Moore’s administration has sought to mitigate the impact of federal job losses by pushing for private sector expansion, though analysts warn that such efforts will take years to yield results.
DOGE, which was led by tech billionaire Elon Musk from January to May 2025, was tasked with cutting 300,000 federal jobs nationwide.
However, the department was disbanded in November 2025—eight months ahead of its scheduled end in July 2026—amid claims that it delivered few measurable savings and created chaos in the federal workforce.
Christopher Meyer, a research analyst at the Maryland Center on Economic Policy, told the Baltimore Sun that the layoffs have had a ripple effect. ‘Federal layoffs of both federal employees and federal contractors mean less money and wages and salaries going into Maryland families’ pockets.

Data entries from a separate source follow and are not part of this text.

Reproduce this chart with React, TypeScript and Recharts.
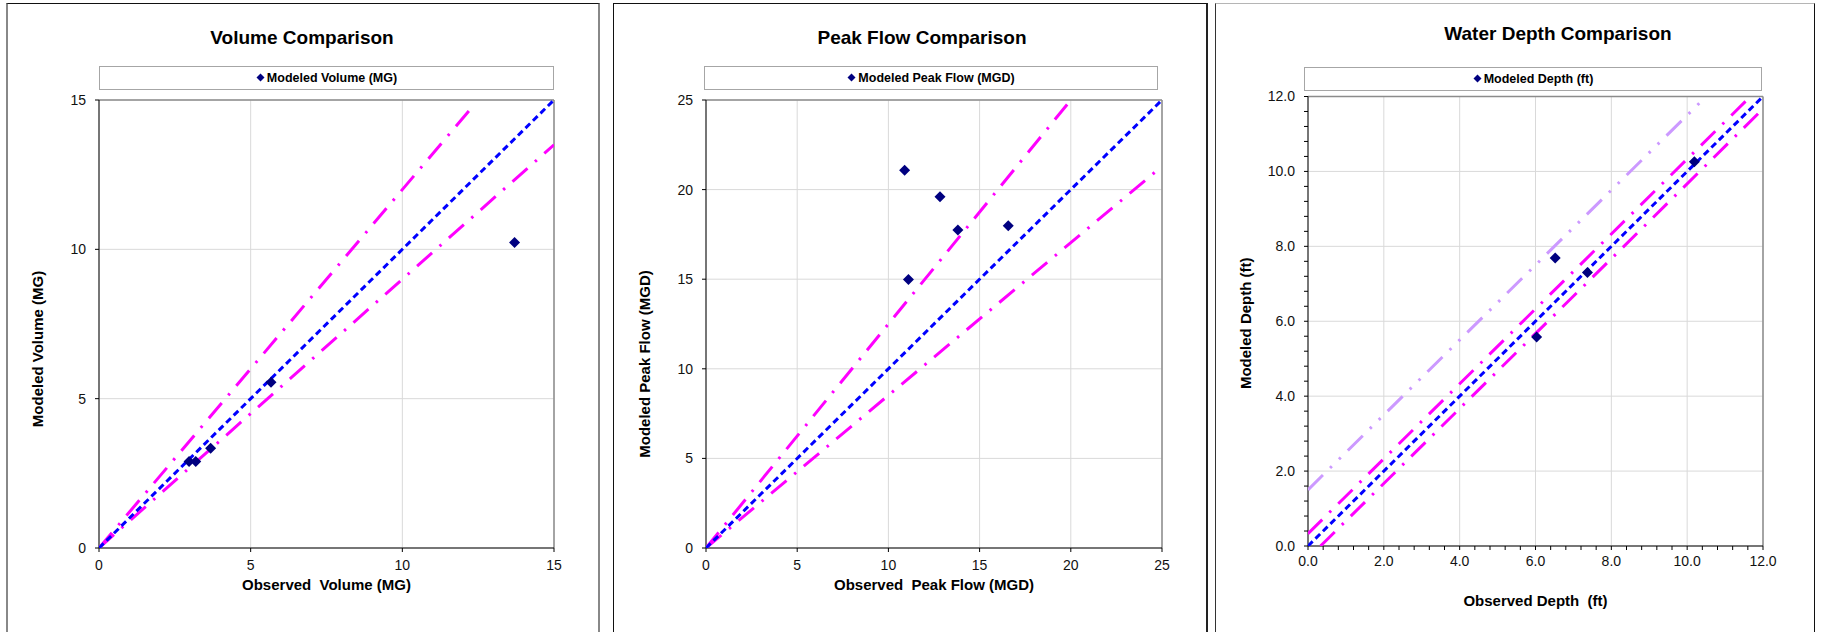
import { ScatterChart, Scatter, XAxis, YAxis, CartesianGrid, ReferenceLine } from 'recharts'

type Pair = [number, number]

// volume comparison (MG)
const volObserved = [2.97, 3.19, 3.68, 5.67, 13.7]
const volModeled = [2.9, 2.9, 3.34, 5.55, 10.23]
const volTicks = [0, 5, 10, 15]
const volOneToOne: Pair[] = [[0, 0], [15, 15]]
const volUpper: Pair[] = [[0, 0], [12.4, 14.88]]
const volLower: Pair[] = [[0, 0], [15, 13.5]]

// peak flow comparison (MGD)
const flowObserved = [10.89, 12.83, 13.81, 16.57, 11.1]
const flowModeled = [21.08, 19.6, 17.75, 17.98, 14.99]
const flowTicks = [0, 5, 10, 15, 20, 25]
const flowOneToOne: Pair[] = [[0, 0], [25, 25]]
const flowUpper: Pair[] = [[0, 0], [19.8, 24.75]]
const flowLower: Pair[] = [[0, 0], [25, 21.3]]

// water depth comparison (ft)
const depthObserved = [6.03, 6.52, 7.37, 10.19]
const depthModeled = [5.58, 7.69, 7.3, 10.26]
const depthTicks = [0, 2, 4, 6, 8, 10, 12]
const depthMinorTicks = [
  0, 0.4, 0.8, 1.2, 1.6, 2, 2.4, 2.8, 3.2, 3.6, 4, 4.4, 4.8, 5.2, 5.6, 6,
  6.4, 6.8, 7.2, 7.6, 8, 8.4, 8.8, 9.2, 9.6, 10, 10.4, 10.8, 11.2, 11.6, 12,
]
const depthOneToOne: Pair[] = [[0, 0], [12, 12]]
const depthUpper: Pair[] = [[0, 0.33], [11.67, 12]]
const depthLower: Pair[] = [[0.33, 0], [12, 11.67]]
const depthOffset: Pair[] = [[0, 1.5], [10.5, 12]]

const FONT = '"Liberation Sans", Arial, sans-serif'
const NAVY = '#000080'
const BLUE = '#0000ff'
const MAGENTA = '#ff00ff'
const LAVENDER = '#cc99ff'
const DASH = '6.5 4'
const DASH_DOT = '20 10 2.5 10'
const DASH_DOT_DOT = '21 10 2.5 10 2.5 10'

const toPts = (xs: number[], ys: number[]) => xs.map((x, i) => ({ x, y: ys[i] }))
const pairPts = (p: Pair[]) => p.map(([x, y]) => ({ x, y }))

const Diamond = (p: any) => {
  const { cx, cy } = p
  if (cx == null || cy == null) return <g />
  const r = 5.5
  return <polygon points={`${cx},${cy - r} ${cx + r},${cy} ${cx},${cy + r} ${cx - r},${cy}`} fill={NAVY} />
}
const NoDot = () => <g />

interface RefLine {
  pts: Pair[]
  color: string
  dash: string
}

interface Cfg {
  title: string
  titleX: number
  titleY: number
  legend: string
  legendBox: { left: number; top: number; width: number }
  left: number
  width: number
  right: number
  plotTop: number
  plotBottom: number
  max: number
  ticks: number[]
  axisTicks?: number[]
  fmt: (v: number) => string
  xTitle: string
  xTitleBaseline: number
  yTitle: string
  yTitleX: number
  yTitleDy: number
  xTickMargin: number
  pts: { x: number; y: number }[]
  lines: RefLine[]
}

const intFmt = (v: number) => String(v)
const depthFmt = (v: number) => (depthTicks.some(t => Math.abs(t - v) < 1e-6) ? v.toFixed(1) : '')

const panels: Cfg[] = [
  {
    title: 'Volume Comparison', titleX: 302, titleY: 38,
    legend: 'Modeled Volume (MG)', legendBox: { left: 99, top: 66, width: 455 },
    left: 7, width: 593, right: 46, plotTop: 100, plotBottom: 548,
    max: 15, ticks: volTicks, fmt: intFmt,
    xTitle: 'Observed\u00a0 Volume (MG)', xTitleBaseline: 590,
    yTitle: 'Modeled Volume (MG)', yTitleX: 30, yTitleDy: 25, xTickMargin: 8,
    pts: toPts(volObserved, volModeled),
    lines: [
      { pts: volUpper, color: MAGENTA, dash: DASH_DOT },
      { pts: volLower, color: MAGENTA, dash: DASH_DOT },
      { pts: volOneToOne, color: BLUE, dash: DASH },
    ],
  },
  {
    title: 'Peak Flow Comparison', titleX: 922, titleY: 38,
    legend: 'Modeled Peak Flow (MGD)', legendBox: { left: 704, top: 66, width: 454 },
    left: 614, width: 592, right: 44, plotTop: 100, plotBottom: 548,
    max: 25, ticks: flowTicks, fmt: intFmt,
    xTitle: 'Observed\u00a0 Peak Flow (MGD)', xTitleBaseline: 590,
    yTitle: 'Modeled Peak Flow (MGD)', yTitleX: 30, yTitleDy: 40, xTickMargin: 8,
    pts: toPts(flowObserved, flowModeled),
    lines: [
      { pts: flowUpper, color: MAGENTA, dash: DASH_DOT },
      { pts: flowLower, color: MAGENTA, dash: DASH_DOT },
      { pts: flowOneToOne, color: BLUE, dash: DASH },
    ],
  },
  {
    title: 'Water Depth Comparison', titleX: 1558, titleY: 34,
    legend: 'Modeled Depth (ft)', legendBox: { left: 1304, top: 67, width: 458 },
    left: 1216, width: 597, right: 50, plotTop: 96.5, plotBottom: 546,
    max: 12, ticks: depthTicks, axisTicks: depthMinorTicks, fmt: depthFmt,
    xTitle: 'Observed Depth\u00a0 (ft)', xTitleBaseline: 606,
    yTitle: 'Modeled Depth (ft)', yTitleX: 29, yTitleDy: 2, xTickMargin: 6,
    pts: toPts(depthObserved, depthModeled),
    lines: [
      { pts: depthOffset, color: LAVENDER, dash: DASH_DOT_DOT },
      { pts: depthUpper, color: MAGENTA, dash: DASH_DOT },
      { pts: depthLower, color: MAGENTA, dash: DASH_DOT },
      { pts: depthOneToOne, color: BLUE, dash: DASH },
    ],
  },
]

function Panel({ cfg }: { cfg: Cfg }) {
  const h = 632
  const xAxisH = h - cfg.plotBottom
  const axisTicks = cfg.axisTicks ?? cfg.ticks
  const tickStyle = { fontSize: 14, fill: '#111', fontFamily: FONT }
  return (
    <>
      <div style={{
        position: 'absolute', left: cfg.titleX - 200, top: cfg.titleY - 11, width: 400,
        textAlign: 'center', fontFamily: FONT, fontWeight: 'bold', fontSize: 19, lineHeight: '22px', color: '#000',
      }}>
        {cfg.title}
      </div>
      <div style={{
        position: 'absolute', left: cfg.legendBox.left, top: cfg.legendBox.top, width: cfg.legendBox.width,
        height: 23.5, border: '1px solid #a6a6a6', boxSizing: 'border-box', display: 'flex',
        alignItems: 'center', justifyContent: 'center', fontFamily: FONT, fontWeight: 'bold', fontSize: 12.5, color: '#000',
      }}>
        <svg width={9} height={9} style={{ marginRight: 2 }}>
          <polygon points="4.5,0.5 8.5,4.5 4.5,8.5 0.5,4.5" fill={NAVY} />
        </svg>
        {cfg.legend}
      </div>
      <div style={{ position: 'absolute', left: cfg.left, top: 0 }}>
        <ScatterChart
          width={cfg.width}
          height={h}
          margin={{ top: cfg.plotTop, right: cfg.right, bottom: 0, left: 0 }}
          style={{ fontFamily: FONT }}
        >
          <CartesianGrid stroke="#d9d9d9" horizontalValues={cfg.ticks} verticalValues={cfg.ticks} />
          <XAxis
            type="number"
            dataKey="x"
            domain={[0, cfg.max]}
            ticks={axisTicks}
            interval={0}
            tickFormatter={cfg.fmt}
            height={xAxisH}
            stroke="#000"
            fontSize={14}
            tickSize={4}
            tickMargin={cfg.xTickMargin}
            tick={tickStyle}
            allowDataOverflow
            label={{
              value: cfg.xTitle,
              position: 'insideBottom',
              offset: h - cfg.xTitleBaseline,
              style: { fontSize: 15, fontWeight: 'bold', fill: '#000', fontFamily: FONT },
            }}
          />
          <YAxis
            type="number"
            dataKey="y"
            domain={[0, cfg.max]}
            ticks={axisTicks}
            interval={0}
            tickFormatter={cfg.fmt}
            width={92}
            stroke="#000"
            fontSize={14}
            tickSize={4}
            tickMargin={9}
            tick={tickStyle}
            allowDataOverflow
            label={{
              value: cfg.yTitle,
              content: (p: any) => {
                const vb = p.viewBox || { x: 0, y: 0, height: 0 }
                const cx = vb.x + cfg.yTitleX
                const cy = vb.y + vb.height / 2 + cfg.yTitleDy
                return (
                  <text
                    x={cx} y={cy} transform={`rotate(-90 ${cx} ${cy})`}
                    textAnchor="middle" dominantBaseline="central"
                    style={{ fontSize: 15, fontWeight: 'bold', fill: '#000', fontFamily: FONT }}
                  >
                    {cfg.yTitle}
                  </text>
                )
              },
            }}
          />
          <ReferenceLine y={cfg.max} stroke="#8c8c8c" strokeWidth={1.5} />
          <ReferenceLine x={cfg.max} stroke="#8c8c8c" strokeWidth={1.5} />
          {cfg.lines.map((l, i) => (
            <Scatter
              key={i}
              data={pairPts(l.pts)}
              shape={NoDot}
              fill={l.color}
              line={{ stroke: l.color, strokeWidth: 3, strokeDasharray: l.dash }}
              isAnimationActive={false}
            />
          ))}
          <Scatter data={cfg.pts} shape={Diamond} fill={NAVY} isAnimationActive={false} />
        </ScatterChart>
      </div>
    </>
  )
}

export default function App() {
  return (
    <div style={{ position: 'absolute', left: 0, top: 0, width: 1822, height: 632, overflow: 'hidden', background: '#fff' }}>
      {/* sheet frames */}
      <div style={{ position: 'absolute', left: 6, top: 3, width: 594, height: 640, borderTop: '1px solid #111', borderLeft: '2px solid #888', borderRight: '2px solid #888', boxSizing: 'border-box' }} />
      <div style={{ position: 'absolute', left: 613, top: 3, width: 595, height: 640, borderTop: '1px solid #111', borderLeft: '1px solid #111', borderRight: '2px solid #222', boxSizing: 'border-box' }} />
      <div style={{ position: 'absolute', left: 1215, top: 3, width: 600, height: 640, borderTop: '1px solid #b5b5b5', borderLeft: '1px solid #333', borderRight: '1.5px solid #111', boxSizing: 'border-box' }} />
      {panels.map(p => <Panel key={p.title} cfg={p} />)}
    </div>
  )
}
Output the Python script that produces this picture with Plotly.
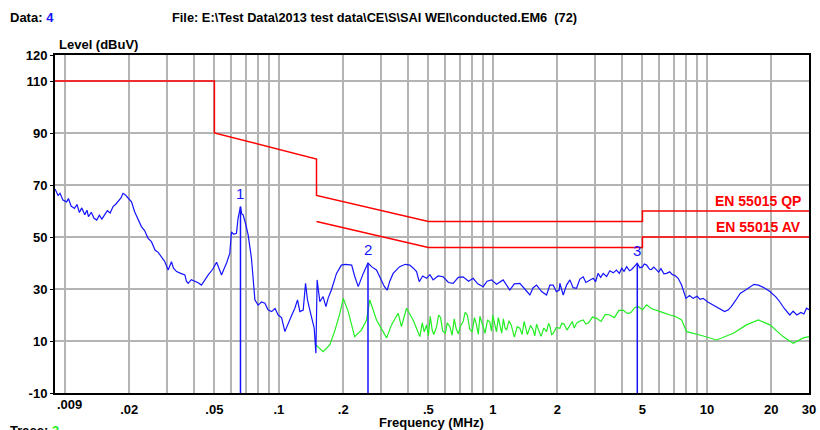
import math
import plotly.graph_objects as go

# ---------------- data ----------------
# Peak scan (blue), frequency in MHz, level in dBuV
blue_freq = [0.009, 0.0093, 0.0095, 0.0098, 0.0102, 0.0104, 0.0107, 0.0111, 0.0114, 0.0117,
             0.0120, 0.0124, 0.0127, 0.0129, 0.0133, 0.0137, 0.0141, 0.0145, 0.0149, 0.0154,
             0.0158, 0.0163, 0.0168, 0.0173, 0.0178, 0.0183, 0.0187, 0.0192, 0.0198, 0.0205,
             0.0212, 0.0220, 0.0228, 0.0236, 0.0245, 0.0254, 0.0264, 0.0273, 0.0283, 0.0293,
             0.0304, 0.0310, 0.0315, 0.0322, 0.0333, 0.0348, 0.0364, 0.0370, 0.0377, 0.0390,
             0.0405, 0.0420, 0.0435, 0.0450, 0.0468, 0.0490, 0.0512, 0.0525, 0.0540, 0.0555,
             0.0570, 0.0590, 0.0601, 0.0615, 0.0634, 0.0645, 0.0662, 0.0670, 0.0681, 0.0700,
             0.0719, 0.0745, 0.0773, 0.0800, 0.0830, 0.0861, 0.0890, 0.0925, 0.0960, 0.0993,
             0.103, 0.1067, 0.1105, 0.115, 0.1188, 0.1223, 0.1254, 0.130, 0.1333, 0.136,
             0.1396, 0.143, 0.1463, 0.149, 0.151, 0.1555, 0.161, 0.166, 0.170, 0.176,
             0.181, 0.186, 0.196, 0.205, 0.219, 0.226, 0.235, 0.242, 0.248, 0.261,
             0.272, 0.286, 0.302, 0.311, 0.321, 0.330, 0.342, 0.367, 0.390, 0.409,
             0.425, 0.440, 0.453, 0.470, 0.490, 0.508, 0.526, 0.555, 0.586, 0.620,
             0.652, 0.690, 0.726, 0.770, 0.809, 0.850, 0.901, 0.94, 0.986, 1.04,
             1.117, 1.16, 1.200, 1.26, 1.337, 1.41, 1.489, 1.543, 1.600, 1.69,
             1.782, 1.846, 1.913, 1.98, 2.042, 2.056, 2.132, 2.21, 2.291, 2.37,
             2.460, 2.55, 2.643, 2.72, 2.8, 2.943, 3.02, 3.1, 3.19, 3.277, 3.4,
             3.52, 3.65, 3.78, 3.9, 4.0, 4.1, 4.22, 4.35, 4.45, 4.6, 4.73, 4.86, 5.0,
             5.1, 5.23, 5.4, 5.5, 5.65, 5.82, 5.95, 6.1, 6.3, 6.48, 6.7, 6.9, 7.1,
             7.34, 7.62, 7.98, 8.3, 8.63, 9.0, 9.3, 9.61, 10.1, 10.7, 11.4, 12.1,
             12.6, 13.0, 13.6, 14.3, 15.1, 15.9, 16.6, 17.4, 18.5, 19.7, 21.0, 21.9,
             23.0, 24.4, 25.3, 26.3, 27.5, 28.4, 29.2, 30.0]
blue_level = [68.5, 66.0, 66.8, 64.2, 63.5, 64.8, 61.9, 61.0, 62.5, 59.4,
              61.2, 58.6, 60.3, 57.8, 59.5, 57.2, 56.5, 58.4, 56.9, 58.5,
              60.1, 59.2, 61.7, 62.6, 63.8, 65.0, 66.8, 66.2, 64.9, 63.5,
              59.7, 57.0, 54.0, 52.5, 49.5, 48.2, 45.0, 44.1, 42.4, 40.6,
              37.3, 38.8, 40.5, 38.0, 36.7, 36.0, 35.4, 33.0, 32.2, 33.6,
              33.0, 32.4, 31.5, 33.5, 35.4, 37.5, 40.3, 38.0, 35.4, 37.8,
              40.0, 43.7, 52.0, 51.0, 51.4, 57.2, 61.7, 59.0, 58.5, 55.0,
              50.8, 41.8, 25.8, 23.8, 25.0, 24.5, 22.0, 21.3, 22.5, 20.0,
              19.0, 13.6, 16.8, 20.0, 22.6, 25.8, 21.3, 21.9, 32.2, 26.0,
              21.9, 18.0, 15.0, 5.3, 33.5, 25.1, 27.1, 23.2, 26.5, 29.6,
              33.0, 36.0, 39.2, 39.5, 39.2, 35.0, 30.9, 34.0, 36.0, 40.0,
              38.5, 37.3, 33.5, 31.0, 29.6, 33.0, 36.0, 38.6, 39.5, 39.2,
              38.0, 36.7, 32.8, 35.0, 34.1, 35.5, 33.5, 35.0, 34.7, 32.5,
              32.2, 34.5, 34.7, 33.0, 34.1, 32.0, 30.9, 33.0, 33.5, 31.8,
              33.5, 31.5, 29.6, 32.0, 32.2, 30.0, 27.7, 30.5, 31.5, 29.0,
              27.7, 31.5, 31.5, 29.0, 29.6, 32.2, 27.7, 31.5, 33.5, 30.5,
              30.3, 33.8, 34.7, 32.5, 33.0, 34.1, 32.8, 36.0, 34.5, 36.0, 34.8,
              37.0, 36.2, 37.3, 36.0, 38.0, 36.8, 38.6, 37.0, 37.5, 38.8, 39.9, 38.2, 38.5,
              39.6, 39.2, 37.6, 37.5, 38.4, 37.3, 36.5, 37.8, 35.8, 36.0, 36.6, 35.5, 35.2,
              34.1, 31.5, 26.4, 27.5, 26.4, 27.2, 26.0, 26.4, 25.0, 23.8, 22.5, 21.3,
              22.0, 23.2, 25.5, 28.3, 29.5, 30.9, 31.8, 31.5, 30.5, 29.0, 27.0, 25.1,
              22.5, 20.0, 21.5, 20.0, 21.0, 20.4, 22.6, 22.0]

# Average scan (green)
green_freq = [0.149, 0.161, 0.173, 0.183, 0.193, 0.200, 0.211, 0.226, 0.243, 0.257,
              0.266, 0.286, 0.319, 0.336, 0.361, 0.374, 0.395, 0.424,
              0.456, 0.468, 0.478, 0.490, 0.500, 0.510, 0.521, 0.530, 0.546, 0.558,
              0.570, 0.583, 0.600, 0.612, 0.630, 0.645, 0.660, 0.675, 0.690, 0.708,
              0.726, 0.742, 0.760, 0.780, 0.800, 0.820, 0.839, 0.855, 0.870, 0.895,
              0.920, 0.944, 0.968, 0.985, 1.0, 1.02, 1.04, 1.06, 1.078, 1.10,
              1.12, 1.14, 1.159, 1.19, 1.22, 1.24, 1.26, 1.30, 1.337, 1.37,
              1.40, 1.43, 1.45, 1.50, 1.543, 1.57, 1.6, 1.64, 1.68, 1.73,
              1.782, 1.82, 1.85, 1.88, 1.91, 1.98, 2.056, 2.10, 2.15, 2.22,
              2.291, 2.35, 2.4, 2.46, 2.52,
              2.643, 2.72, 2.8, 2.92, 3.053, 3.2, 3.35, 3.52, 3.7, 3.88,
              4.06, 4.25, 4.4, 4.6, 4.78, 5.0, 5.23, 5.5, 5.82, 6.2,
              6.72, 7.1, 7.62, 8.04, 9.27, 11.1, 13.3, 15.3, 17.4,
              19.7, 22.7, 25.3, 28.2, 30.0]
green_level = [8.5, 5.9, 8.5, 14.2, 20.7, 26.4, 21.3, 11.7, 14.2, 18.1,
               25.8, 18.1, 11.2, 16.2, 20.7, 15.5, 22.6, 18.1,
               11.7, 17.0, 13.5, 16.2, 12.0, 19.5, 14.0, 12.5, 15.5, 20.0,
               19.0, 13.8, 13.0, 17.0, 15.5, 12.2, 18.5, 14.5, 12.8, 16.0,
               17.4, 21.0, 20.0, 14.5, 13.5, 19.0, 16.2, 12.5, 19.5, 16.0,
               13.0, 18.0, 17.4, 13.8, 20.0, 16.5, 13.5, 19.0, 16.2, 13.0,
               18.5, 15.0, 14.2, 17.8, 16.0, 13.0, 11.5, 15.5, 14.9, 12.5,
               17.5, 14.5, 12.5, 16.0, 14.2, 12.0, 16.5, 14.0, 11.8, 15.0,
               13.6, 16.8, 15.5, 12.5, 12.8, 15.2, 14.9, 16.8, 16.5, 14.2,
               16.2, 17.5, 15.0, 16.8, 17.5,
               18.1, 16.5, 17.0, 19.2, 18.7, 17.5, 20.2, 20.0, 19.0, 21.8,
               21.9, 20.6, 20.8, 22.8, 23.2, 22.0, 23.9, 22.5, 21.9, 21.0,
               20.0, 19.5, 18.1, 13.6, 12.3, 10.4, 13.0, 16.2, 18.1,
               16.2, 11.7, 9.1, 11.2, 11.7]
assert len(green_freq) == len(green_level)
assert len(blue_freq) == len(blue_level)

# Limit lines
qp_freq = [0.009, 0.05, 0.05, 0.15, 0.15, 0.5, 5, 5, 30]
qp_level = [110, 110, 90, 80, 66, 56, 56, 60, 60]
av_freq = [0.15, 0.5, 5, 5, 30]
av_level = [56, 46, 46, 50, 50]

# Markers
marker_labels = ["1", "2", "3"]
marker_freq = [0.0662, 0.261, 4.73]
marker_level = [61.7, 40.0, 39.9]

# Axis ticks
x_grid = [0.009, 0.01, 0.02, 0.03, 0.04, 0.05, 0.06, 0.07, 0.08, 0.09,
          0.1, 0.2, 0.3, 0.4, 0.5, 0.6, 0.7, 0.8, 0.9,
          1, 2, 3, 4, 5, 6, 7, 8, 9, 10, 20, 30]
x_labels = {0.02: ".02", 0.05: ".05", 0.1: ".1", 0.2: ".2", 0.5: ".5",
            1: "1", 2: "2", 5: "5", 10: "10", 20: "20", 30: "30"}
y_ticks = [-10, 10, 30, 50, 70, 90, 110, 120]
y_labels = ["-10", "10", "30", "50", "70", "90", "110", "120"]

# ---------------- figure ----------------
BLUE = "#1414ff"
GREEN = "#22ee22"
RED = "#ff0000"
FONT = "Liberation Sans"

fig = go.Figure()

fig.add_trace(go.Scatter(x=qp_freq, y=qp_level, mode="lines",
                         line=dict(color=RED, width=1.5), hoverinfo="skip"))
fig.add_trace(go.Scatter(x=av_freq, y=av_level, mode="lines",
                         line=dict(color=RED, width=1.5), hoverinfo="skip"))
fig.add_trace(go.Scatter(x=green_freq, y=green_level, mode="lines",
                         line=dict(color=GREEN, width=1.2)))
fig.add_trace(go.Scatter(x=blue_freq, y=blue_level, mode="lines",
                         line=dict(color=BLUE, width=1.2)))

for lab, f, lv in zip(marker_labels, marker_freq, marker_level):
    fig.add_trace(go.Scatter(x=[f, f], y=[-10, lv], mode="lines",
                             line=dict(color=BLUE, width=1.5)))
    fig.add_annotation(x=math.log10(f), y=lv + 1, xref="x", yref="y",
                       text=lab, showarrow=False, yanchor="bottom",
                       font=dict(family=FONT, size=15, color=BLUE))

for lab, lv in [("EN 55015 QP", 60), ("EN 55015 AV", 50)]:
    fig.add_annotation(x=math.log10(30) - 0.03, y=lv, xref="x", yref="y",
                       text=lab, showarrow=False, xanchor="right", yanchor="bottom",
                       font=dict(family=FONT, size=14, color=RED, weight="bold"))

# Header / axis titles (paper coordinates)
annots = [
    dict(x=-0.0623, y=1.112, text="Data: <span style='color:#1414ff'>4</span>", xanchor="left", size=13),
    dict(x=0.1525, y=1.112,
         text="File: E:\\Test Data\\2013 test data\\CE\\S\\SAI WEI\\conducted.EM6  (72)",
         xanchor="left", size=12.8),
    dict(x=0.0027, y=1.0296, text="Level (dBuV)", xanchor="left", size=13),
    dict(x=0.4987, y=-0.0858, text="Frequency (MHz)", xanchor="center", size=13),
    dict(x=0.0, y=-0.0355, text=".009", xanchor="left", size=13),
    dict(x=-0.0623, y=-0.1095, text="Trace: <span style='color:#22ee22'>3</span>", xanchor="left", size=13),
]
for a in annots:
    fig.add_annotation(x=a["x"], y=a["y"], xref="paper", yref="paper", text=a["text"],
                       xanchor=a["xanchor"], yanchor="middle", showarrow=False,
                       font=dict(family=FONT, size=a["size"], color="black", weight="bold"))

fig.update_xaxes(type="log", range=[math.log10(0.009), math.log10(30)],
                 tickvals=x_grid, ticktext=[x_labels.get(v, "") for v in x_grid],
                 showgrid=True, gridcolor="#b4b4b4", gridwidth=1.5,
                 showline=True, linecolor="black", linewidth=2, mirror=True,
                 ticks="", ticklabelstandoff=3, automargin=False,
                 tickfont=dict(family=FONT, size=13, color="black", weight="bold"),
                 zeroline=False)
fig.update_yaxes(range=[-10, 120], tickvals=y_ticks, ticktext=y_labels,
                 showgrid=True, gridcolor="#b4b4b4", gridwidth=1.5,
                 showline=True, linecolor="black", linewidth=2, mirror=True,
                 ticks="outside", ticklen=3, tickcolor="black", tickwidth=1,
                 automargin=False,
                 tickfont=dict(family=FONT, size=13, color="black", weight="bold"),
                 zeroline=False)

fig.update_layout(width=820, height=430, showlegend=False,
                  margin=dict(l=55, r=11, t=55, b=37),
                  paper_bgcolor="white", plot_bgcolor="white")

fig.write_html("out.html")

That means less funding at local businesses.
It means less tax revenue for the state and local governments.
It means that we’re going to see a hit to Maryland’s economy that could very easily have a spillover impact into private sector job losses.’
Despite Moore’s efforts to diversify Maryland’s economy, the state’s private sector employment also dropped by 4,400 jobs in October and November 2025.
The unemployment rate rose to 4.2% in November, up from 3.8% in September, though it remains below the national average of 4.6%.
The governor’s administration has not yet responded to requests for comment from The Daily Mail, and the White House has also remained silent on the matter.
Moore’s criticism of the Trump administration has drawn mixed reactions.
While some Maryland residents support his stance, others argue that his own policies have exacerbated economic and social issues in the state.
As the debate over federal job cuts and economic diversification continues, the financial implications for both individuals and businesses in Maryland remain a pressing concern.